Step 2: Stabilize Blood Sugar First
For most people with vascular contributors, insulin resistance is central. Before increasing fats, focus on stabilizing glucose. That means:
- Reducing post-meal spikes
- Improving insulin sensitivity
- Lowering inflammatory load
See Stop Inflammatory Foods to understand why we are asking you to avoid them. They include:
- Sugars
- Simple carbohydrates
- Most grains
- Conventional dairy
Even “healthy” foods can spike glucose. If you’re not sure how your body responds, a continuous glucose monitor (CGM) with simple meal journaling can be eye-opening.
While healing insulin resistance, it may help to temporarily limit resistant starches like legumes and sweet potatoes, as well as most fruits (even low-glycemic fruits — with the exception of lemons and limes). These can often be reintroduced in small amounts once metabolic flexibility improves.
Step 3: Then Add Healthy Fats — Thoughtfully
Once glucose is stable and insulin resistance is improving, you can begin increasing healthy fats.
For many, increasing healthy fats is part of re-training the body to naturally achieve ketosis. Fasting and exercise can support this transition as well.
This is especially important if you have dyslipidemia or tend to hyperabsorb dietary cholesterol, which includes many ApoE4 carriers. For these individuals, saturated fat often needs to remain modest in the long term, not just during the insulin-resistance healing phase.
Prioritize mono- and polyunsaturated fats:
- High polyphenol extra virgin olive oil
- Low mercury wild-caught fish
- Avocados
- Nuts and seeds
As you increase fats, monitor lipid markers. If LDL-P, ApoB, or small dense LDL rise significantly, adjust saturated fat downward while maintaining metabolic flexibility.
The goal is to reteach your body how to naturally achieve ketosis, restoring metabolic flexibility. Once flexibility is regained, many people can maintain metabolic resilience with less dietary fat overall — while continuing to prioritize fat quality.

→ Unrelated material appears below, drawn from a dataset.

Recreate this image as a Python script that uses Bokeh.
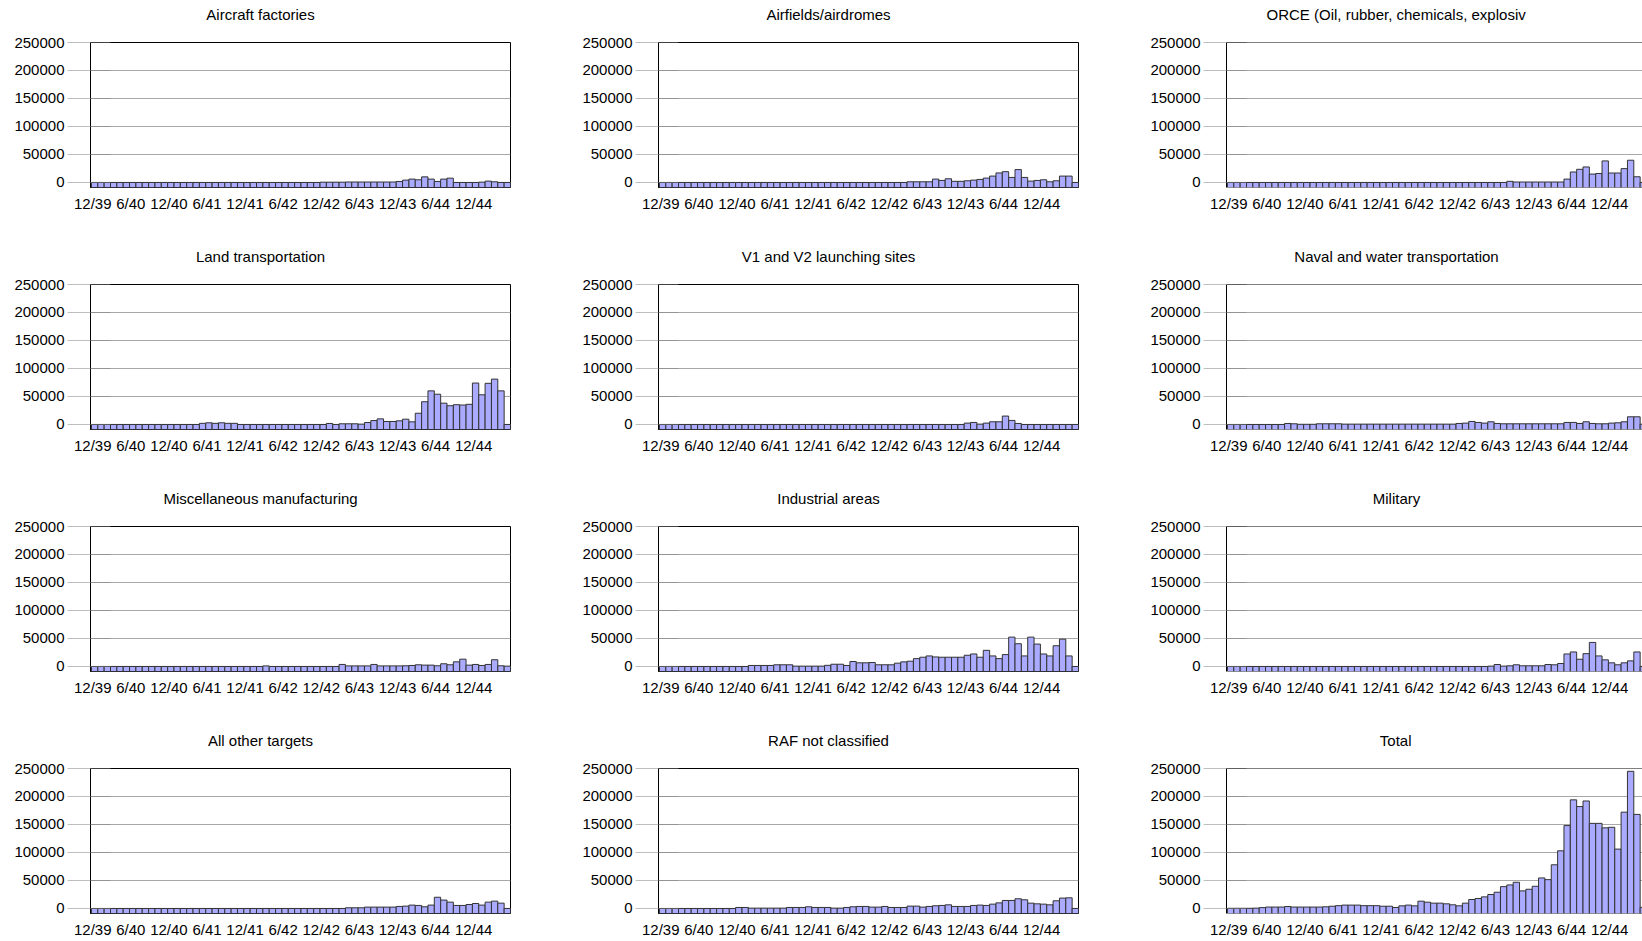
from bokeh.plotting import figure
from bokeh.layouts import column, row
from bokeh.models import Range1d, FixedTicker, NumeralTickFormatter, Span
from bokeh.embed import file_html
from bokeh.resources import INLINE

# ---------------- data (monthly tonnage, 12/39 .. 5/45) ----------------
tick_labels = ["12/39", "6/40", "12/40", "6/41", "12/41", "6/42", "12/42",
               "6/43", "12/43", "6/44", "12/44"]
tick_months = [0, 6, 12, 18, 24, 30, 36, 42, 48, 54, 60]
y_ticks = [0, 50000, 100000, 150000, 200000, 250000]

aircraft_factories = [
    0, 0, 0, 0, 0, 0, 0, 0, 0, 0, 0, 0, 0, 0, 0, 0, 0, 0, 0, 0,
    0, 0, 0, 0, 0, 0, 0, 0, 0, 0, 0, 0, 0, 0, 0, 0, 500, 500, 500, 500,
    800, 800, 800, 800, 800, 800, 800, 800, 1800, 4200, 6000, 4800, 10000, 6000, 1800, 6000,
    7700, 0, 0, 0, 0, 600, 2400, 1200, 0, 0]
airfields = [
    0, 0, 0, 0, 0, 0, 0, 0, 0, 0, 0, 0, 0, 0, 0, 0, 0, 0, 0, 0,
    0, 0, 0, 0, 0, 0, 0, 0, 0, 0, 0, 0, 0, 0, 0, 0, 0, 0, 0, 1200,
    1200, 1200, 1200, 6000, 3600, 6600, 2000, 2000, 3000, 4200, 5400, 7800, 11400, 17000, 19300, 9000,
    23000, 9000, 2400, 3600, 4800, 1200, 3000, 11400, 11400, 0]
orce = [
    0, 0, 0, 0, 0, 0, 0, 0, 0, 0, 0, 0, 0, 0, 0, 0, 0, 0, 0, 0,
    0, 0, 0, 0, 0, 0, 0, 0, 0, 0, 0, 0, 0, 0, 0, 0, 0, 0, 0, 0,
    0, 0, 0, 0, 2000, 800, 800, 800, 800, 800, 800, 800, 800, 6000, 18700, 23500,
    27700, 15000, 16000, 38500, 16900, 16900, 24700, 39700, 10200, 0]
land_transportation = [
    0, 0, 0, 0, 0, 0, 0, 0, 0, 0, 0, 0, 0, 0, 0, 0, 0, 2000, 3000, 2000,
    3000, 2000, 2000, 0, 0, 0, 0, 0, 0, 0, 0, 0, 0, 0, 0, 0, 0, 1800, 0, 1200,
    1200, 1200, 600, 3500, 7000, 10000, 5300, 5300, 6500, 9400, 4700, 20000, 40600, 60000, 54000, 38000,
    33500, 35300, 34700, 36000, 74000, 53000, 73500, 81000, 60000, 0]
v1_v2_sites = [
    0, 0, 0, 0, 0, 0, 0, 0, 0, 0, 0, 0, 0, 0, 0, 0, 0, 0, 0, 0,
    0, 0, 0, 0, 0, 0, 0, 0, 0, 0, 0, 0, 0, 0, 0, 0, 0, 0, 0, 0,
    0, 0, 0, 0, 0, 0, 0, 0, 2400, 3600, 600, 2400, 4800, 4800, 15000, 7200,
    1800, 0, 0, 0, 0, 0, 0, 0, 0, 0]
naval = [
    0, 0, 0, 0, 0, 0, 0, 0, 0, 1800, 1200, 300, 300, 300, 1200, 1200, 1200, 1200, 600, 600,
    600, 600, 600, 600, 600, 600, 600, 600, 600, 600, 600, 600, 600, 600, 600, 600, 1800, 2400, 5400, 3600,
    2400, 4800, 1800, 1200, 1200, 1200, 1200, 1200, 1200, 1200, 1200, 1200, 1200, 3600, 3600, 1800,
    4800, 1800, 1200, 1200, 2400, 3000, 4800, 13700, 13700, 500]
misc_manufacturing = [
    0, 0, 0, 0, 0, 0, 0, 0, 0, 0, 0, 0, 0, 0, 0, 0, 0, 0, 0, 0,
    0, 0, 0, 0, 0, 0, 0, 1000, 0, 0, 0, 0, 0, 0, 0, 0, 0, 0, 0, 3600,
    1000, 1000, 1000, 1000, 3600, 1000, 1000, 1000, 1000, 1200, 1800, 3000, 2400, 2400, 1200, 4800,
    3000, 8300, 13000, 2400, 3600, 1800, 3600, 12000, 1200, 600]
industrial_areas = [
    0, 0, 0, 0, 0, 0, 0, 0, 0, 0, 0, 0, 0, 0, 1800, 1800, 1800, 1800, 3000, 3000,
    3000, 600, 600, 600, 600, 600, 2000, 4000, 4000, 1800, 8800, 6500, 6500, 7000, 3000, 3000, 3000, 5900, 8200, 9400,
    14000, 16500, 18800, 17000, 16500, 16500, 16500, 16500, 20000, 22300, 16500, 28800, 18800, 14000, 21200, 52400,
    40600, 18800, 52400, 40000, 22300, 18800, 37000, 48800, 18800, 0]
military = [
    0, 0, 0, 0, 0, 0, 0, 0, 0, 0, 0, 0, 0, 0, 0, 0, 0, 0, 0, 0,
    0, 0, 0, 0, 0, 0, 0, 0, 0, 0, 0, 0, 0, 0, 0, 0, 0, 0, 0, 0,
    0, 600, 3500, 600, 1200, 3000, 1200, 1200, 1200, 1200, 3500, 3000, 5300, 22300, 25900, 12900,
    22900, 42900, 18800, 11800, 6500, 3000, 6500, 10000, 25900, 0]
all_other = [
    0, 0, 0, 0, 0, 0, 0, 0, 0, 0, 0, 0, 0, 0, 0, 0, 0, 0, 0, 0,
    0, 0, 0, 0, 0, 0, 0, 0, 0, 0, 0, 0, 0, 0, 0, 0, 0, 0, 0, 0,
    1200, 1200, 1200, 2400, 2400, 2400, 2400, 2400, 3600, 4200, 6000, 5400, 3000, 6000, 20000, 15000,
    11300, 5400, 5400, 7100, 8900, 6000, 11300, 13100, 9500, 0]
raf_not_classified = [
    0, 0, 0, 0, 0, 0, 0, 0, 0, 0, 0, 0, 1800, 1800, 600, 600, 600, 600, 600, 600,
    1800, 1800, 1800, 3000, 1800, 1800, 1800, 600, 600, 1800, 3000, 3600, 3600, 2400, 2400, 3600, 1800, 1800, 1800, 4200,
    4200, 2400, 3600, 4800, 5400, 6500, 3600, 3600, 3600, 5400, 6000, 5400, 7700, 10000, 14300, 14300,
    17300, 15500, 9500, 8300, 7700, 6500, 13700, 18500, 19000, 0]
total = [
    300, 300, 300, 300, 600, 1500, 2500, 2500, 2500, 3500, 2500, 2500, 2500, 2500, 2500, 3000, 4000, 5000, 6000, 6000,
    6000, 5000, 5000, 5000, 4000, 4000, 1800, 4700, 6000, 4700, 13000, 11200, 9500, 9500, 8300, 6500, 4700, 9500, 16000, 17800,
    20700, 24900, 29000, 39000, 42000, 46800, 31400, 34300, 39600, 54500, 51500, 78000, 103000, 148000, 194000, 182000,
    192000, 152000, 152000, 144000, 145000, 106000, 172000, 245000, 168000, 2000]

titles = ["Aircraft factories", "Airfields/airdromes", "ORCE (Oil, rubber, chemicals, explosiv",
          "Land transportation", "V1 and V2 launching sites", "Naval and water transportation",
          "Miscellaneous manufacturing", "Industrial areas", "Military",
          "All other targets", "RAF not classified", "Total"]
series = [aircraft_factories, airfields, orce,
          land_transportation, v1_v2_sites, naval,
          misc_manufacturing, industrial_areas, military,
          all_other, raf_not_classified, total]

# ---------------- styling / layout ----------------
FONT = "Liberation Sans"
FS = "15px"
COL_W = [568, 568, 506]
ROW_H = [242, 242, 242, 215]
B_LEFT = 90
B_TOP = 42
FRAME_H = 145
FRAME_W = 420
Y_START = -9000
Y_END = 250000
X_START = -0.65
X_END = 65.5
UNIT = FRAME_W / (X_END - X_START)
BAR_FILL = "#aaaaff"
BAR_LINE = "#333333"

# Arial / Liberation Sans advance widths (1/1000 em), to place titles
ARIAL = {' ': 278, '(': 333, ')': 333, ',': 278, '/': 278, '1': 556, '2': 556,
         'A': 667, 'C': 722, 'E': 667, 'F': 611, 'I': 278, 'L': 556, 'M': 833,
         'N': 722, 'O': 778, 'R': 722, 'T': 611, 'V': 667,
         'a': 556, 'b': 556, 'c': 500, 'd': 556, 'e': 556, 'f': 278, 'g': 556,
         'h': 556, 'i': 222, 'k': 500, 'l': 222, 'm': 833, 'n': 556, 'o': 556,
         'p': 556, 'r': 333, 's': 500, 't': 278, 'u': 556, 'v': 500, 'w': 722,
         'x': 500, 'y': 500}


def text_width(s, size=15.0):
    return sum(ARIAL.get(ch, 556) for ch in s) * size / 1000.0


months = list(range(len(total)))
x_tick_pos = [m - 0.3 for m in tick_months]


def make_panel(title, vals, r, c):
    w = COL_W[c]
    h = ROW_H[r]
    frame_w = min(FRAME_W, w - B_LEFT)
    x_end = X_START + frame_w / UNIT
    p = figure(width=w, height=h,
               x_range=Range1d(X_START, x_end), y_range=Range1d(Y_START, Y_END),
               output_backend="svg", toolbar_location=None,
               min_border_left=B_LEFT, min_border_right=w - B_LEFT - frame_w,
               min_border_top=B_TOP, min_border_bottom=max(h - B_TOP - FRAME_H, 0),
               title=title + "\n ")
    p.background_fill_color = "white"
    p.border_fill_color = "white"

    t = p.title
    t.align = "left"
    t.offset = 170 - text_width(title) / 2
    t.vertical_align = "top"
    t.standoff = 0
    t.text_font = FONT
    t.text_font_size = FS
    t.text_font_style = "normal"
    t.text_color = "#000000"
    t.text_line_height = 1.05

    p.vbar(x=months, top=vals, bottom=Y_START, width=1,
           fill_color=BAR_FILL, line_color=BAR_LINE, line_width=1)

    xa = p.xaxis[0]
    xa.ticker = FixedTicker(ticks=x_tick_pos)
    xa.major_label_overrides = {pos: lab for pos, lab in zip(x_tick_pos, tick_labels)}
    xa.axis_line_color = None
    xa.major_tick_line_color = None
    xa.minor_tick_line_color = None
    xa.major_tick_out = 0
    xa.major_tick_in = 0
    xa.major_label_standoff = 7
    xa.major_label_text_font = FONT
    xa.major_label_text_font_size = FS
    xa.major_label_text_color = "#000000"

    ya = p.yaxis[0]
    ya.ticker = FixedTicker(ticks=y_ticks)
    ya.formatter = NumeralTickFormatter(format="0")
    ya.axis_line_color = "#000000"
    ya.major_tick_out = 23
    ya.major_tick_in = 20
    ya.major_tick_line_color = "#808080"
    ya.major_tick_line_alpha = 0.5
    ya.minor_tick_line_color = None
    ya.major_label_standoff = 3
    ya.major_label_text_font = FONT
    ya.major_label_text_font_size = FS
    ya.major_label_text_color = "#000000"

    p.xgrid.grid_line_color = None
    p.ygrid.grid_line_color = "#a8a8a8"

    if c < 2:
        p.outline_line_color = "#000000"
    else:
        p.outline_line_color = None
        p.add_layout(Span(location=Y_END, dimension="width",
                          line_color="#000000", line_width=1))
    return p


rows = []
for r in range(4):
    figs = [make_panel(titles[3 * r + c], series[3 * r + c], r, c) for c in range(3)]
    rows.append(row(*figs))

layout = column(*rows)
open("out.html", "w").write(file_html(layout, INLINE))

Step 4: Support Blood Flow
Healthy vessels dilate. That dilation depends in part on nitric oxide.
Support nitric oxide production by regularly eating leafy greens. They’re naturally rich in dietary nitrates, which your body converts into nitric oxide—a molecule that helps blood vessels relax and supports healthy circulation.
- Arugula
- Spinach
- Kale
- Beet greens
- Watercress
Simple additions. Powerful effects.
Step 5: Consider Ketones Strategically
While healing insulin resistance, some people use short-term exogenous ketone salts or esters (not MCT oil) to support brain energetics without worsening lipid profiles.
The long-term goal remains restoring your body’s ability to produce its own ketones — but strategic support can be helpful during transition.

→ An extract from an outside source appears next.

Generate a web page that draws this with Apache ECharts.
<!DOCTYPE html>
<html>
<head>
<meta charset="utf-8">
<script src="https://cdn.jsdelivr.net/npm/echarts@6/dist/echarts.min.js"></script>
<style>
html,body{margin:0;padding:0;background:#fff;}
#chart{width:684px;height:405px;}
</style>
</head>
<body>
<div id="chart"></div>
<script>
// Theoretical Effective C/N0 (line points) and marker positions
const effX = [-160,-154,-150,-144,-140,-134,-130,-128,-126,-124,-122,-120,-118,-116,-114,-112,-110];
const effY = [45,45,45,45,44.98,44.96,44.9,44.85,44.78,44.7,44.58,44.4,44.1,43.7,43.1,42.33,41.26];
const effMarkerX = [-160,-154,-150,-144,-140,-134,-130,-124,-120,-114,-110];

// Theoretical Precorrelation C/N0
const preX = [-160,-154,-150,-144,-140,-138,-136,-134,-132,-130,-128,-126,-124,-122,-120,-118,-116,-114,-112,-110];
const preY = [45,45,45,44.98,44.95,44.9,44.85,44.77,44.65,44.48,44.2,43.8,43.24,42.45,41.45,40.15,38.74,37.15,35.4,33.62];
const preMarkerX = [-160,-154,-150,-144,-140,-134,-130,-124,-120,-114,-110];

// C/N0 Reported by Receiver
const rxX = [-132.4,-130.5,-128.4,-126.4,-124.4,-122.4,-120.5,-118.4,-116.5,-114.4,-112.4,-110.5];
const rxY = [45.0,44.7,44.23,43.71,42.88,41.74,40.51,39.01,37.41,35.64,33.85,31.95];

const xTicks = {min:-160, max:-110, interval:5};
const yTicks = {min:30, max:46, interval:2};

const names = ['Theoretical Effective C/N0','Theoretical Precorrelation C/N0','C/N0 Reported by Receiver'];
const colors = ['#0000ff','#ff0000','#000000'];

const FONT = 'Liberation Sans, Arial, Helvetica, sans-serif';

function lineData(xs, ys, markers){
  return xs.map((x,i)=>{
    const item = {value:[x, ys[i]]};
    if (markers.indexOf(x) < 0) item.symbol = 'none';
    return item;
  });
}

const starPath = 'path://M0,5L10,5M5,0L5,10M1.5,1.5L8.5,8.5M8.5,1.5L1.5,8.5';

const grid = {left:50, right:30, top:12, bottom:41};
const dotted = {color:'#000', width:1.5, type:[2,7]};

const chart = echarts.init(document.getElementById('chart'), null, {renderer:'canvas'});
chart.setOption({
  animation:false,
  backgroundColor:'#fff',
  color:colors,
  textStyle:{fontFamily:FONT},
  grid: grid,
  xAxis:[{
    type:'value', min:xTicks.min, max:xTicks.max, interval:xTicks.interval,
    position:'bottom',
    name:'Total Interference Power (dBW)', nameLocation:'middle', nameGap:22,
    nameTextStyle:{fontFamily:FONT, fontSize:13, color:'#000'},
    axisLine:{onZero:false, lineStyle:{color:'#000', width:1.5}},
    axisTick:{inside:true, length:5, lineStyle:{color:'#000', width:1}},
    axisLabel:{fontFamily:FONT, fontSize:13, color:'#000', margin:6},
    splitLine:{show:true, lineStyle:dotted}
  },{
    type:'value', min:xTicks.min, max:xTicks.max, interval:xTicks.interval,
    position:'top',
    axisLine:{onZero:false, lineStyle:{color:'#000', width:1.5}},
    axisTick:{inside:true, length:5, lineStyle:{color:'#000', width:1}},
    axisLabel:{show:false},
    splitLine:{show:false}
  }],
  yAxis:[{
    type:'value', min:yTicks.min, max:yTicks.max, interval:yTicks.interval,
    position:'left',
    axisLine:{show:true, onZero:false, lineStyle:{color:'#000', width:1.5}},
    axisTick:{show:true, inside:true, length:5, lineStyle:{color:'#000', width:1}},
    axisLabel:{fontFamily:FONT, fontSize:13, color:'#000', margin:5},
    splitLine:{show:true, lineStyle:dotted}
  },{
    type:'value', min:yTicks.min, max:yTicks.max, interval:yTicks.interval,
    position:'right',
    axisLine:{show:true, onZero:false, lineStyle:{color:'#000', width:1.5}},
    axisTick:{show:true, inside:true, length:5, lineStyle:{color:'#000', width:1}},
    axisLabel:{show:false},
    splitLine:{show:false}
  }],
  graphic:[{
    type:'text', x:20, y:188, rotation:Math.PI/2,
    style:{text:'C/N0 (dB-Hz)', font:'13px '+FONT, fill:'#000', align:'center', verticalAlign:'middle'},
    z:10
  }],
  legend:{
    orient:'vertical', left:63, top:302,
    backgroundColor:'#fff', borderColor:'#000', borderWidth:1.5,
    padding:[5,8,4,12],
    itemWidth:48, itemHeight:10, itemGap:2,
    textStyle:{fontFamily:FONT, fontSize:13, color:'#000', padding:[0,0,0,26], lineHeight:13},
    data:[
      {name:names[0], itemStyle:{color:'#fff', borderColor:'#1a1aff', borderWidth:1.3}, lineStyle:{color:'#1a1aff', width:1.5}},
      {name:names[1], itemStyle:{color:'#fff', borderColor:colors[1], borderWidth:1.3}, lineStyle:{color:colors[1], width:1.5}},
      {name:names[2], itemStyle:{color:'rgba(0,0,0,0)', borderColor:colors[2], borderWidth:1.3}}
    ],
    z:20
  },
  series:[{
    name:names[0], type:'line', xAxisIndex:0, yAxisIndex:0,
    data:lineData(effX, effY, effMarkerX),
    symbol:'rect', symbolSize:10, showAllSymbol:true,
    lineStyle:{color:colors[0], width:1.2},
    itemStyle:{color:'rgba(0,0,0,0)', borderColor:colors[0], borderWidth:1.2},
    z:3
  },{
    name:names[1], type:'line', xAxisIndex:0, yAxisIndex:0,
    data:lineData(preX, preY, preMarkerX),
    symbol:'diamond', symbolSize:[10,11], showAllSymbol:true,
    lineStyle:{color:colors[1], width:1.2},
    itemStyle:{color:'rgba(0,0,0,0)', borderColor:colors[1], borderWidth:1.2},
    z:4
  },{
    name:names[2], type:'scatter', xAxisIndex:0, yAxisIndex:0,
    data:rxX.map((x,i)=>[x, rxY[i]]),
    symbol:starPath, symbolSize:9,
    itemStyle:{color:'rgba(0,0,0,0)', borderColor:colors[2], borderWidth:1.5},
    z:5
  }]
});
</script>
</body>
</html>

Step 6: Move — Especially Aerobically
Daily aerobic movement increases cerebral blood flow and supports new vessel growth.
Examples include brisk walking, cycling, and swimming, which are powerful tools. Consider exploring Exercise With Oxygen Therapy (EWOT), which can be particularly beneficial. See My Experience with EWOT to learn how powerful this intervention can be.
Blood flow is medicine.
Step 7: Find the Right Partner
If you have cardiovascular disease or significant risk factors, consider working with a cardiologist who takes a functional, root-cause approach — someone comfortable with metabolic health, advanced lipid testing, and lifestyle-based interventions.

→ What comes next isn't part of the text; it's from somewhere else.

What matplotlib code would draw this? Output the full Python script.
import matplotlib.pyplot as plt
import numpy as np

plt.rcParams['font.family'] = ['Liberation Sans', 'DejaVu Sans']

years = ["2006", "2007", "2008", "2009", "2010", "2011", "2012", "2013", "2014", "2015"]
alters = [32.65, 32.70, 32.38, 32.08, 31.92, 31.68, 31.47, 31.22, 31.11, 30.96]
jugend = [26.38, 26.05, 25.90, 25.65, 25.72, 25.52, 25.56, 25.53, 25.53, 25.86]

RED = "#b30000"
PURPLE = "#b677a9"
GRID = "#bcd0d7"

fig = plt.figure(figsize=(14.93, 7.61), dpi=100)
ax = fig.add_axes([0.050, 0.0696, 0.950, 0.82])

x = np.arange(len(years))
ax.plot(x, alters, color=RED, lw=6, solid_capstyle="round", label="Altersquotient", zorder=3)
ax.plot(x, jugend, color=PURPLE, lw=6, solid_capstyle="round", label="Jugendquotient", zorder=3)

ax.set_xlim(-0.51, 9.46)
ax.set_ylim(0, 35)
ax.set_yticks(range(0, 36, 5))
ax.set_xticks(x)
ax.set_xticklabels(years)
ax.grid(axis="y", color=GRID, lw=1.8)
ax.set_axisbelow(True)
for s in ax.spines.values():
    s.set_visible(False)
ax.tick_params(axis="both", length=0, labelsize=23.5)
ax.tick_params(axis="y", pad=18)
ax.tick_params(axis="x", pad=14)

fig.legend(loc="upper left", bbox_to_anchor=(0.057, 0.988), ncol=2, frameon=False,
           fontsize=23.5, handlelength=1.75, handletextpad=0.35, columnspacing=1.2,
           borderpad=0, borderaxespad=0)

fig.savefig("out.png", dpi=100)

This is especially important for ApoE4 carriers, who often show greater sensitivity to saturated fat, higher LDL particle burden, and increased vascular inflammation. Personalized lipid management matters.
The beautiful part? When you address insulin resistance, inflammation, and endothelial dysfunction, heart health and brain health often improve together.
The Bigger Picture
Cognitive decline reflects a network under stress — vascular, metabolic, inflammatory, and immune.
When circulation improves, neurons function better. When insulin signaling stabilizes, the brain becomes more resilient.
The work you do for your arteries is the work you do for your brain.
This February, take a hard look at your vascular health. It may be one of the most important investments in your long-term cognitive health.